Egalement dealer, l'accusé avait pris contact en 2016 avec deux mères célibataires au Nigeria, leur faisant miroiter des études en Suisse. Mais sur le trajet, les deux femmes avaient été séquestrées en Libye puis prostituées en Italie. L'une s'était échappée en direction de l'Allemagne, alors que l'autre avait rejoint la Suisse et s'était prostituée dans un appartement de Renens (VD) afin de rembourser les 25'000 francs qui lui étaient réclamés pour son voyage.
Pour asseoir son emprise, le prévenu aurait eu recours à un rituel de magie noire issu de croyances très présentes au Nigeria. Cette pratique a déjà été reconnue comme mesure de contrainte par la cour du Tribunal d’arrondissement de Lausanne dans un procès semblable en 2018.
Des chiffres en forme de pointe de l'iceberg
"On compte environ 250 victimes de traite identifiées et assistées chaque année par les services spécialisés d'aide aux victimes en Suisse, rappelle Claire Potaux Vésy, cheffe suppléante du bureau de l'Organisation internationale pour les migrations (OIM) à Berne.
"Mais on sait que ce chiffre ne correspond vraiment qu'à la pointe de l'iceberg", a-t-elle souligné lundi dans le 12h30. "C'est un crime qui se passe de façon cachée, qui est relativement difficile à identifier. La plupart des victimes sont de jeunes femmes exploitées sexuellement. Et le Nigeria est un des pays d'origine principaux, avec la Thaïlande, la Hongrie, la Roumanie ou la Bulgarie".
Et pourtant, les procès sont encore rares en Suisse. "Pour l'année 2019, il y a eu sept condamnations pour traite des personnes selon l'article 182 du Code pénal suisse", rappelle Claire Potaux Vésy. "Les années précédentes, les chiffres ont été de quatre à six condamnations. Il y a eu des années avec des chiffres un peu plus élevés - notamment 2015 avec 21 condamnations. "On voit que ce sont des chiffres qui restent relativement faibles par rapport au nombre de cas répertoriés".

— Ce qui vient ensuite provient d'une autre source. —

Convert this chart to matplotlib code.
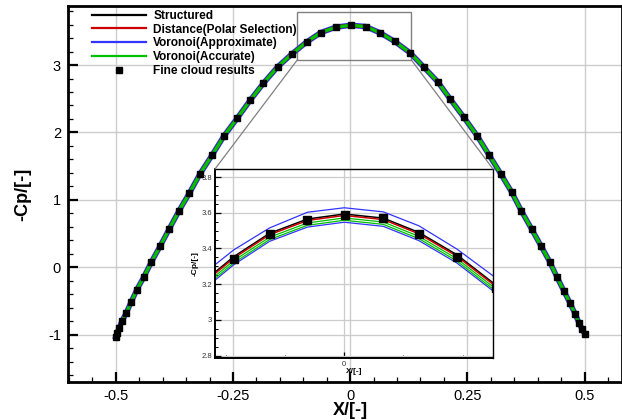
import matplotlib
matplotlib.use("Agg")
import matplotlib.pyplot as plt
from matplotlib.patches import Rectangle, ConnectionPatch
from matplotlib.ticker import MultipleLocator

plt.rcParams["font.family"] = ["Liberation Sans", "DejaVu Sans"]

# ---- fine cloud results (markers) ----
x_fine = [-0.500, -0.497, -0.493, -0.487, -0.478, -0.467, -0.455, -0.440, -0.424, -0.405,
          -0.386, -0.365, -0.343, -0.320, -0.294, -0.269, -0.241, -0.213, -0.185, -0.155,
          -0.125, -0.093, -0.063, -0.031, 0.001, 0.033, 0.063, 0.095, 0.128, 0.157,
          0.187, 0.214, 0.242, 0.271, 0.296, 0.321, 0.345, 0.365, 0.387, 0.407,
          0.426, 0.441, 0.456, 0.469, 0.480, 0.488, 0.495, 0.501]
cp_fine = [-1.03, -0.97, -0.90, -0.80, -0.68, -0.51, -0.33, -0.14, 0.08, 0.32,
           0.57, 0.84, 1.10, 1.39, 1.67, 1.95, 2.21, 2.48, 2.73, 2.97,
           3.16, 3.34, 3.48, 3.56, 3.59, 3.57, 3.48, 3.35, 3.18, 2.97,
           2.75, 2.49, 2.23, 1.95, 1.67, 1.39, 1.11, 0.84, 0.57, 0.32,
           0.08, -0.14, -0.35, -0.53, -0.69, -0.82, -0.92, -0.99]

# ---- zoomed view near the suction peak ----
x_zoom = [-0.125, -0.093, -0.063, -0.031, 0.0, 0.033, 0.063, 0.095, 0.128]
cp_structured = [3.180, 3.355, 3.485, 3.565, 3.593, 3.570, 3.490, 3.365, 3.195]
cp_distance = [3.172, 3.347, 3.477, 3.557, 3.585, 3.562, 3.482, 3.357, 3.187]
cp_vor_approx_hi = [3.225, 3.393, 3.515, 3.603, 3.628, 3.605, 3.527, 3.397, 3.235]
cp_vor_approx_lo = [3.135, 3.310, 3.440, 3.520, 3.547, 3.524, 3.444, 3.319, 3.150]
cp_vor_acc_a = [3.158, 3.333, 3.463, 3.543, 3.571, 3.548, 3.468, 3.343, 3.173]
cp_vor_acc_b = [3.145, 3.320, 3.450, 3.530, 3.558, 3.535, 3.455, 3.330, 3.160]

labels = ["Structured", "Distance(Polar Selection)", "Voronoi(Approximate)",
          "Voronoi(Accurate)", "Fine cloud results"]
c_black, c_red, c_blue, c_green = "black", "#cc0000", "#3333ff", "#00c000"
grid_c = "#cccccc"

fig = plt.figure(figsize=(6.22, 4.2), dpi=100)
ax = fig.add_axes([68 / 622, 1 - 382 / 420, 554 / 622, 376 / 420])

# main curves (all methods coincide at this scale)
l3, = ax.plot(x_fine, cp_fine, color=c_blue, lw=4.0, label=labels[2], zorder=3)
l1, = ax.plot(x_fine, cp_fine, color=c_black, lw=2.6, label=labels[0], zorder=4)
l2, = ax.plot(x_fine, cp_fine, color=c_red, lw=2.4, label=labels[1], zorder=5)
l4, = ax.plot(x_fine, cp_fine, color=c_green, lw=2.4, label=labels[3], zorder=6)
m, = ax.plot(x_fine, cp_fine, ls="none", marker="s", ms=4.8, color="black",
             label=labels[4], zorder=7)

ax.set_xlim(-0.602, 0.580)
ax.set_ylim(-1.70, 3.875)
ax.xaxis.set_minor_locator(MultipleLocator(0.05))
ax.yaxis.set_minor_locator(MultipleLocator(0.2))
ax.set_xticks([-0.5, -0.25, 0, 0.25, 0.5])
ax.set_xticklabels(["-0.5", "-0.25", "0", "0.25", "0.5"])
ax.set_yticks([-1, 0, 1, 2, 3])
ax.set_yticklabels(["-1", "0", "1", "2", "3"])
ax.tick_params(which="major", direction="in", length=7, width=1.6, labelsize=10.5, pad=5)
ax.tick_params(which="minor", direction="in", length=3.5, width=0.9)
ax.grid(True, which="major", color=grid_c, lw=1.0, zorder=0)
for s in ax.spines.values():
    s.set_linewidth(2.0)

ax.set_xlabel("X/[-]", fontsize=13, fontweight="bold")
ax.set_ylabel("-Cp/[-]", fontsize=13, fontweight="bold")
ax.xaxis.set_label_coords(0.509, -0.052)
ax.yaxis.set_label_coords(-0.066, 0.5)

ax.legend(handles=[l1, l2, l3, l4, m], loc="upper left", bbox_to_anchor=(0.043, 0.990),
          frameon=False, borderpad=0, borderaxespad=0, handlelength=4.5,
          handletextpad=0.65, labelspacing=0.15, prop={"weight": "bold", "size": 8.6})
for h in ax.get_legend().legend_handles[:4]:
    h.set_linewidth(1.6)

# zoom box on main axes
bx0, bx1, by0, by1 = -0.1125, 0.1302, 3.078, 3.789
ax.add_patch(Rectangle((bx0, by0), bx1 - bx0, by1 - by0, fill=False,
                       ec="#808080", lw=1.0, zorder=2))

# ---- inset ----
axins = fig.add_axes([215 / 622, 1 - 358 / 420, 278 / 622, 189 / 420])
axins.set_facecolor("none")
axins.plot(x_zoom, cp_vor_approx_hi, color=c_blue, lw=0.9)
axins.plot(x_zoom, cp_vor_approx_lo, color=c_blue, lw=0.9)
axins.plot(x_zoom, cp_vor_acc_a, color=c_green, lw=0.9)
axins.plot(x_zoom, cp_vor_acc_b, color=c_green, lw=0.9)
axins.plot(x_zoom, cp_structured, color=c_black, lw=1.1)
axins.plot(x_zoom, cp_distance, color=c_red, lw=1.1)
axins.plot(x_fine, cp_fine, ls="none", marker="s", ms=5.5, color="black")
axins.set_xlim(-0.109, 0.1255)
axins.set_ylim(2.787, 3.845)
axins.xaxis.set_minor_locator(MultipleLocator(0.05))
axins.yaxis.set_minor_locator(MultipleLocator(0.05))
axins.set_yticks([2.8, 3.0, 3.2, 3.4, 3.6, 3.8])
axins.set_yticklabels(["2.8", "3", "3.2", "3.4", "3.6", "3.8"])
axins.set_xticks([0])
axins.set_xticklabels(["0"])
axins.tick_params(which="major", direction="in", length=4, width=0.9, labelsize=5.5,
                  labelcolor="#333333", pad=2)
axins.tick_params(which="minor", direction="in", length=2.2, width=0.7)
axins.grid(True, which="major", color=grid_c, lw=0.9)
axins.spines["left"].set_linewidth(1.4)
axins.spines["bottom"].set_linewidth(1.4)
axins.spines["top"].set_linewidth(1.0)
axins.spines["right"].set_linewidth(1.0)
axins.set_xlabel("X/[-]", fontsize=6, fontweight="bold", labelpad=0)
axins.set_ylabel("-Cp/[-]", fontsize=6, fontweight="bold", labelpad=2)

for xa, xb in [(bx0, 0), (bx1, 1)]:
    con = ConnectionPatch(xyA=(xa, by0), coordsA=ax.transData,
                          xyB=(xb, 1), coordsB=axins.transAxes,
                          color="#808080", lw=0.9)
    fig.add_artist(con)

fig.savefig("out.png", dpi=100)
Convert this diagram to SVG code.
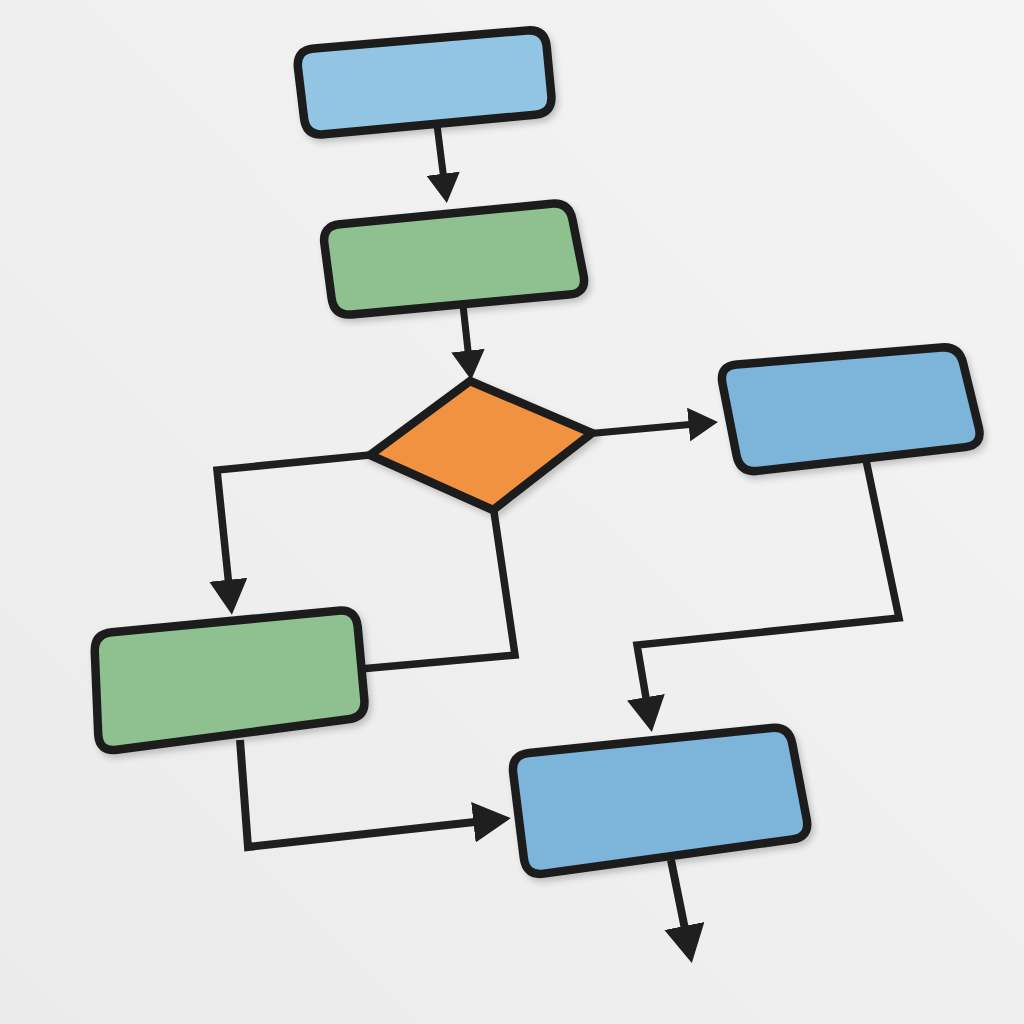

Un chef d'accusation compliqué à prouver
Car cette forme d'esclavagisme moderne reste difficile à prouver, en raison de sa définition relativement complexe. Pour poursuivre quelqu'un pour traite d'êtres humains, il faut réunir plusieurs éléments constitutifs précis et distincts. "Donc la plupart du temps, les condamnations sortent pour d'autres chefs d'accusation comme l'encouragement à la prostitution ou l'usure. Mais ce sont des peines bien moins élevées et qui ne correspondent pas à l'atrocité de ce crime", déplore cette spécialiste.
Les victimes ont également peur de dénoncer leurs tortionnaires en raison de possibles représailles, notamment sur les familles restées au pays. "Les victimes sont terrorisées par les réseaux criminels qui les ont exploitées", explique Claire Potaux Vésy. "Dans certains cas, par exemple en Afrique de l'Ouest, il y a des pratiques qui jouent sur les croyances locales, comme les pratiques vaudoues, par lesquelles les personnes qui exploitent les victimes font sceller des pactes ou des serments où la victime s'engage à travailler pour une personne et surtout à rembourser ses dettes en raison du voyage en Europe".